In response to the Committee's call for a more sustainable infrastructure to heat homes, Simon Lomax, Kensa Group CEO, said: "We wholly embrace the CCC's call for urgent action and would hope the government would look to introduce this requirement before 2025. The report identified a skills gap, but the knowledge and technology is already here and is deploying at scale in more challenging retrofit applications."
Kensa recently installed England's largest residential ground source heat pump installation at eight high-rise tower blocks owned by the London Borough of Enfield. The project featured the ‘shared ground loop array' infrastructure which effectively takes the place of the gas network and serves an individual heat pump and hot water cylinder installed inside each dwelling.
Lomax said: "Government has delayed the introduction of any effective regulations that will encourage the deployment of heat pumps in new build housing. Thankfully, the Greater London Authority (GLA) has lost its patience and now requires planning applicants to base their energy strategies on the forthcoming carbon intensity factors proposed for the next generation of SAP, the software that demonstrates compliance with building regulations. As a result, London will lead the way."

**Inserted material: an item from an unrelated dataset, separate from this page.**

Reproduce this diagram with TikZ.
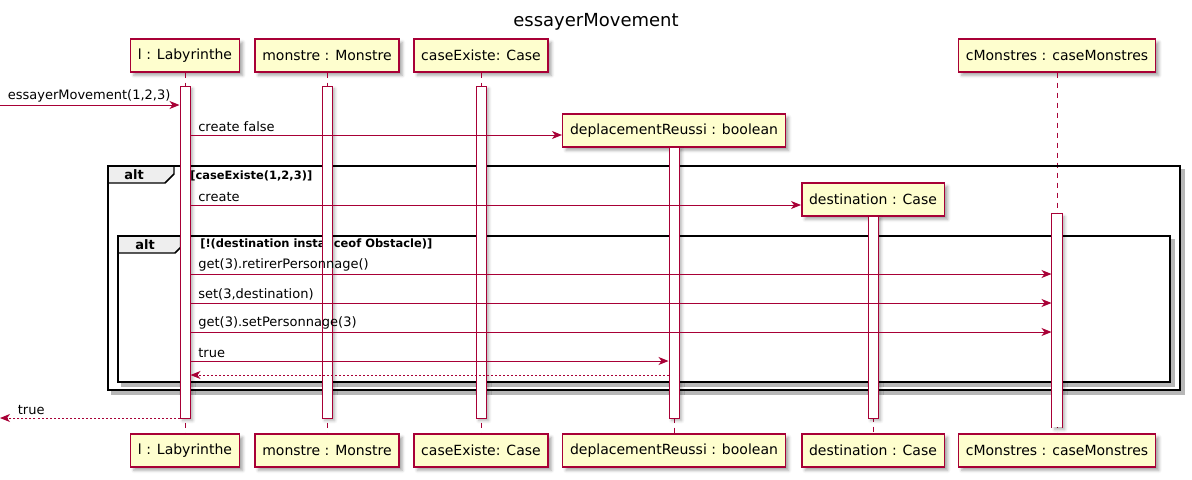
\documentclass[tikz,border=0pt]{standalone}
\usepackage{fontspec}
\setmainfont{DejaVu Sans}
\usetikzlibrary{arrows.meta,positioning,fit,shadows.blur}
\definecolor{umlred}{HTML}{A80036}
\definecolor{umlyellow}{HTML}{FEFECE}
\definecolor{umlgray}{HTML}{EEEEEE}

\begin{document}
\begin{tikzpicture}[x=0.75pt,y=-0.75pt,>={Stealth[length=7.5pt,width=6pt,inset=2.2pt]},
    part/.style={draw=umlred,fill=umlyellow,line width=1.1pt,minimum height=24.75pt,inner xsep=5.5pt,
      font=\fontsize{10.5}{12}\selectfont,
      blur shadow={shadow xshift=2.5pt,shadow yshift=-2.5pt,shadow blur steps=4,shadow opacity=35}},
    life/.style={draw=umlred,line width=0.75pt,dash pattern=on 3.75pt off 3.75pt},
    bar/.style={draw=umlred,fill=white,line width=0.75pt,inner sep=0pt,
      blur shadow={shadow xshift=2pt,shadow yshift=-2pt,shadow blur steps=4,shadow opacity=30}},
    msg/.style={->,umlred,line width=0.75pt},
    ret/.style={msg,dash pattern=on 1.5pt off 1.5pt},
    lbl/.style={text=black,font=\fontsize{9.75}{11}\selectfont,inner sep=1pt,anchor=south west,yshift=0.75pt},
    frame/.style={draw=black,line width=1.5pt},
    fshadow/.style={draw=black!40,line width=2.5pt,opacity=.7},
    tab/.style={draw=black,fill=umlgray,line width=1.1pt},
    alttxt/.style={font=\fontsize{9.75}{11}\bfseries\selectfont,inner sep=0pt},
    guard/.style={font=\fontsize{8.6}{10}\bfseries\selectfont,anchor=west,inner sep=0pt}]
  \useasboundingbox (0,0) rectangle (1192,479);

  \node[font=\fontsize{13.5}{16}\selectfont] (title) at (596,22) {essayerMovement};

  % participants
  \node[part] (lab) at (185,55.5) {l : Labyrinthe};
  \node[part] (mon) at (327,55.5) {monstre : Monstre};
  \node[part] (ce) at (481,55.5) {caseExiste: Case};
  \node[part] (dep) at (674,130.5) {deplacementReussi : boolean};
  \node[part] (dest) at (873,199.5) {destination : Case};
  \node[part] (cm) at (1057,55.5) {cMonstres : caseMonstres};

  \node[part] (labB) at (lab |- 0,450.5) {l : Labyrinthe};
  \node[part] (monB) at (mon |- 0,450.5) {monstre : Monstre};
  \node[part] (ceB) at (ce |- 0,450.5) {caseExiste: Case};
  \node[part] (depB) at (dep |- 0,450.5) {deplacementReussi : boolean};
  \node[part] (destB) at (dest |- 0,450.5) {destination : Case};
  \node[part] (cmB) at (cm |- 0,450.5) {cMonstres : caseMonstres};

  % lifelines
  \foreach \p in {lab,mon,ce,dep,dest,cm}
    \draw[life] (\p) -- (\p B);

  % alt frames
  \draw[fshadow] (1183,169) -- (1183,393) -- (111,393);
  \draw[tab] (108,166) -- (174,166) -- (174,174) -- (165,183) -- (108,183) -- cycle;
  \draw[frame] (108,166) rectangle (1180,390);
  \node[alttxt] (alt1) at (134,175) {alt};
  \node[guard] (g1) at (190,176) {[caseExiste(1,2,3)]};

  \draw[fshadow] (1173,239) -- (1173,385) -- (121,385);
  \draw[tab] (118,236) -- (184,236) -- (184,244) -- (175,253) -- (118,253) -- cycle;
  \draw[frame] (118,236) rectangle (1170,382);
  \node[alttxt] (alt2) at (145,244.5) {alt};
  \node[guard] (g2) at (200,244) {[!(destination instanceof Obstacle)]};

  % activations
  \node[bar,fit={(180,86) (190,418)}] (labbar) {};
  \node[bar,fit={(322,86) (332,418)}] (monbar) {};
  \node[bar,fit={(476,86) (486,418)}] (cebar) {};
  \node[bar,fit={(669,147) (679,418)}] (depbar) {};
  \node[bar,fit={(868,216) (878,418)}] (destbar) {};
  \node[bar,draw=none,fit={(1052,214) (1062,427)}] (cmbar) {};
  \draw[umlred,line width=0.75pt] (cmbar.south west) -- (cmbar.north west) -- (cmbar.north east) -- (cmbar.south east);

  % messages
  \coordinate (in) at (0,105);
  \coordinate (out) at (0,418);
  \draw[msg] (in) -- (labbar.west |- in) node[lbl,pos=0,xshift=4.5pt] {essayerMovement(1,2,3)};
  \draw[msg] (labbar.east |- 0,135) -- (dep.west |- 0,135) node[lbl,pos=0,xshift=4.5pt] {create false};
  \draw[msg] (labbar.east |- 0,205) -- (dest.west |- 0,205) node[lbl,pos=0,xshift=4.5pt] {create};
  \draw[msg] (labbar.east |- 0,274) -- (cmbar.west |- 0,274) node[lbl,pos=0,xshift=4.5pt] {get(3).retirerPersonnage()};
  \draw[msg] (labbar.east |- 0,303) -- (cmbar.west |- 0,303) node[lbl,pos=0,xshift=4.5pt] {set(3,destination)};
  \draw[msg] (labbar.east |- 0,332) -- (cmbar.west |- 0,332) node[lbl,pos=0,xshift=4.5pt] {get(3).setPersonnage(3)};
  \draw[msg] (labbar.east |- 0,361) -- (depbar.west |- 0,361) node[lbl,pos=0,xshift=4.5pt] {true};
  \draw[ret] (depbar.west |- 0,375) -- (labbar.east |- 0,375);
  \draw[ret] (labbar.west |- out) -- (out) node[lbl,pos=1,xshift=12pt] {true};
\end{tikzpicture}
\end{document}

The expected increase in heat pump deployment prompted the GLA to commission a 2018 report, ‘Low Carbon Heat: Heat Pumps in London'. Kensa's shared ground loop infrastructure is described in the report as "the most efficient, lowest carbon, and lowest cost solution when utilised in new-build houses compared to various air-source, direct electric, gas and CHP configurations".

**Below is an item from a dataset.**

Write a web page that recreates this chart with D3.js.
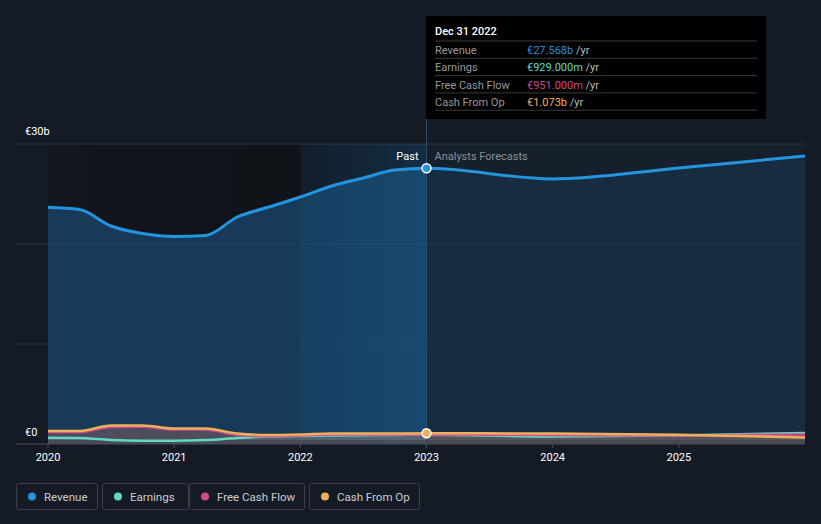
<!DOCTYPE html>
<html>
<head>
<meta charset="utf-8">
<script src="https://cdn.jsdelivr.net/npm/d3@7"></script>
<style>
  body { margin: 0; background: #151b25; }
  svg { display: block; font-family: Roboto, "Noto Sans", sans-serif; }
</style>
</head>
<body>
<svg id="chart" width="821" height="524"></svg>
<script>
// past = quarterly, forecast = yearly (decimal years)
const pastDates = [2020, 2020.25, 2020.5, 2020.75, 2021, 2021.25, 2021.5, 2021.75, 2022, 2022.25, 2022.5, 2022.75, 2023];
const pastRevenue = [23.67, 23.45, 21.8, 21.05, 20.75, 20.85, 22.7, 23.7, 24.7, 25.8, 26.6, 27.4, 27.568];
const pastEarnings = [0.63, 0.6, 0.4, 0.33, 0.33, 0.4, 0.6, 0.75, 0.8, 0.85, 0.88, 0.9, 0.929];
const pastFCF = [1.2, 1.2, 1.7, 1.72, 1.45, 1.45, 0.9, 0.78, 0.85, 0.95, 0.95, 0.95, 0.951];
const pastCFO = [1.3, 1.3, 1.85, 1.85, 1.55, 1.55, 1.05, 0.9, 0.95, 1.05, 1.05, 1.05, 1.073];

const fcDates = [2023, 2024, 2025, 2026];
const fcRevenue = [27.568, 26.5, 27.6, 28.8];
const fcEarnings = [0.929, 0.75, 0.85, 1.1];
const fcFCF = [0.951, 0.9, 0.85, 0.95];
const fcCFO = [1.073, 1.05, 0.92, 0.65];

const xTicks = [2020, 2021, 2022, 2023, 2024, 2025];
const yTicks = [0, 10, 20, 30];

const seriesNames = ['Revenue', 'Earnings', 'Free Cash Flow', 'Cash From Op'];
const seriesColors = ['#2394df', '#5fd9c4', '#d14a8b', '#f0b05a'];
const tooltipValues = ['€27.568b', '€929.000m', '€951.000m', '€1.073b'];

const svg = d3.select('#chart');

const x = d3.scaleLinear().domain([2020, 2026]).range([48, 805]);
const y = d3.scaleLinear().domain([0, 30]).range([444, 144]);
const now = 2023;

const defs = svg.append('defs');
const gPast = defs.append('linearGradient').attr('id', 'pastBg');
gPast.append('stop').attr('offset', '0%').attr('stop-color', '#12161d');
gPast.append('stop').attr('offset', '100%').attr('stop-color', '#0f1318');
const gBand = defs.append('linearGradient').attr('id', 'band');
gBand.append('stop').attr('offset', '0%').attr('stop-color', '#1e6aa8').attr('stop-opacity', 0.12);
gBand.append('stop').attr('offset', '100%').attr('stop-color', '#1e6aa8').attr('stop-opacity', 0.3);

// backgrounds
svg.append('rect').attr('x', x(2020)).attr('y', y(30)).attr('width', x(now) - x(2020)).attr('height', y(0) - y(30))
  .attr('fill', 'url(#pastBg)');
svg.append('rect').attr('x', x(now)).attr('y', y(30)).attr('width', x(2026) - x(now)).attr('height', y(0) - y(30))
  .attr('fill', '#16202c');

// gridlines
svg.append('g').selectAll('line').data(yTicks).enter().append('line')
  .attr('x1', 16).attr('x2', 805)
  .attr('y1', d => y(d)).attr('y2', d => y(d))
  .attr('stroke', d => d === 0 ? '#4a4f58' : '#2e3540').attr('stroke-width', 1);

function pts(dates, vals) { return dates.map((d, i) => [d, vals[i]]); }

const line = d3.line().x(d => x(d[0])).y(d => y(d[1])).curve(d3.curveMonotoneX);
const area = d3.area().x(d => x(d[0])).y0(y(0)).y1(d => y(d[1])).curve(d3.curveMonotoneX);

// revenue area
svg.append('path').attr('d', area(pts(pastDates, pastRevenue))).attr('fill', '#1a4a72').attr('fill-opacity', 0.7);
svg.append('path').attr('d', area(pts(fcDates, fcRevenue))).attr('fill', '#1b3650').attr('fill-opacity', 0.6);

// highlighted year band
svg.append('rect').attr('x', x(2022)).attr('y', y(30)).attr('width', x(now) - x(2022)).attr('height', y(0) - y(30))
  .attr('fill', 'url(#band)');

// small series areas
const small = [[pastEarnings, fcEarnings], [pastFCF, fcFCF], [pastCFO, fcCFO]];
small.forEach((s, i) => {
  svg.append('path').attr('d', area(pts(pastDates, s[0]).concat(pts(fcDates, s[1]).slice(1))))
    .attr('fill', seriesColors[i + 1]).attr('fill-opacity', 0.15);
});
svg.append('rect').attr('x', x(2020)).attr('y', y(0) - 4).attr('width', x(2026) - x(2020)).attr('height', 4)
  .attr('fill', '#3c4048').attr('fill-opacity', 0.6);

// lines
const allSeries = [[pastRevenue, fcRevenue], [pastEarnings, fcEarnings], [pastFCF, fcFCF], [pastCFO, fcCFO]];
[1, 2, 3, 0].forEach(i => {
  const s = allSeries[i];
  svg.append('path')
    .attr('d', line(pts(pastDates, s[0]).concat(pts(fcDates, s[1]).slice(1))))
    .attr('fill', 'none')
    .attr('stroke', seriesColors[i])
    .attr('stroke-width', i === 0 ? 3 : 2.5);
});

// now line
svg.append('line').attr('x1', x(now)).attr('x2', x(now)).attr('y1', 119).attr('y2', y(0))
  .attr('stroke', '#2a4a66').attr('stroke-width', 1);

// markers
svg.append('circle').attr('cx', x(now)).attr('cy', y(pastRevenue[12])).attr('r', 4.5)
  .attr('fill', seriesColors[0]).attr('stroke', '#fff').attr('stroke-width', 1.5);
svg.append('circle').attr('cx', x(now)).attr('cy', y(pastCFO[12])).attr('r', 4.5)
  .attr('fill', seriesColors[3]).attr('stroke', '#fff').attr('stroke-width', 1.5);

// y labels
svg.append('text').attr('x', 25).attr('y', 135).attr('fill', '#fff').attr('font-size', 11).text('€30b');
svg.append('text').attr('x', 25).attr('y', 436).attr('fill', '#fff').attr('font-size', 11).text('€0');

// x axis labels
svg.append('g').selectAll('text').data(xTicks).enter().append('text')
  .attr('x', d => x(d)).attr('y', 461).attr('text-anchor', 'middle')
  .attr('fill', '#fff').attr('font-size', 11).text(d => d);
svg.append('g').selectAll('line').data(xTicks).enter().append('line')
  .attr('x1', d => x(d)).attr('x2', d => x(d)).attr('y1', y(0)).attr('y2', y(0) + 4)
  .attr('stroke', '#4a4f58');

// Past / Analysts Forecasts
svg.append('text').attr('x', x(now) - 8).attr('y', 160).attr('text-anchor', 'end')
  .attr('fill', '#fff').attr('font-size', 11).text('Past');
svg.append('text').attr('x', x(now) + 8).attr('y', 160)
  .attr('fill', '#8a8f96').attr('font-size', 11).text('Analysts Forecasts');

// tooltip
const tip = svg.append('g').attr('transform', 'translate(426,16)');
tip.append('rect').attr('width', 340).attr('height', 103).attr('fill', '#000');
tip.append('text').attr('x', 9).attr('y', 19).attr('fill', '#fff').attr('font-size', 11).attr('font-weight', 500).text('Dec 31 2022');
seriesNames.forEach((n, i) => {
  const ry = 25 + i * 17.3;
  tip.append('line').attr('x1', 9).attr('x2', 331).attr('y1', ry).attr('y2', ry).attr('stroke', '#3a3a3a');
  tip.append('text').attr('x', 9).attr('y', ry + 13).attr('fill', '#999').attr('font-size', 11).text(n);
  const t = tip.append('text').attr('x', 101).attr('y', ry + 13).attr('font-size', 11);
  t.append('tspan').attr('fill', seriesColors[i]).text(tooltipValues[i]);
  t.append('tspan').attr('fill', '#bbb').text(' /yr');
});
tip.append('line').attr('x1', 9).attr('x2', 331).attr('y1', 25 + 4 * 17.3).attr('y2', 25 + 4 * 17.3).attr('stroke', '#3a3a3a');

// legend
const legendX = [16, 102, 189, 309];
const legendW = [81, 86, 115, 110];
const legend = svg.append('g').selectAll('g').data(seriesNames).enter().append('g')
  .attr('transform', (d, i) => `translate(${legendX[i]},483)`);
legend.append('rect').attr('x', 0.5).attr('y', 0.5).attr('width', (d, i) => legendW[i]).attr('height', 26)
  .attr('rx', 2).attr('fill', 'none').attr('stroke', '#3a3f48');
legend.append('circle').attr('cx', 16).attr('cy', 13.5).attr('r', 4).attr('fill', (d, i) => seriesColors[i]);
legend.append('text').attr('x', 28).attr('y', 17.5).attr('fill', '#ccc').attr('font-size', 11.5).text(d => d);
</script>
</body>
</html>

Lomax continued: "For fast-track projects, shared ground loop installations qualify for subsidy support via the Non-Domestic Renewable Heat Incentive, which runs until Spring 2021. Beyond that, it is likely that entities will emerge to fund, own and maintain the ground arrays in return for an annual connection fee so any developer can sidestep the cost burden. This will ensure that more efficient, reliable and durable ground-source heat pumps will cost no more than air-source heat pumps. In time, more innovative models will emerge, which sell energy as a service for a fixed fee to any householder; a ground-source heat pump is perfectly suited to this innovation."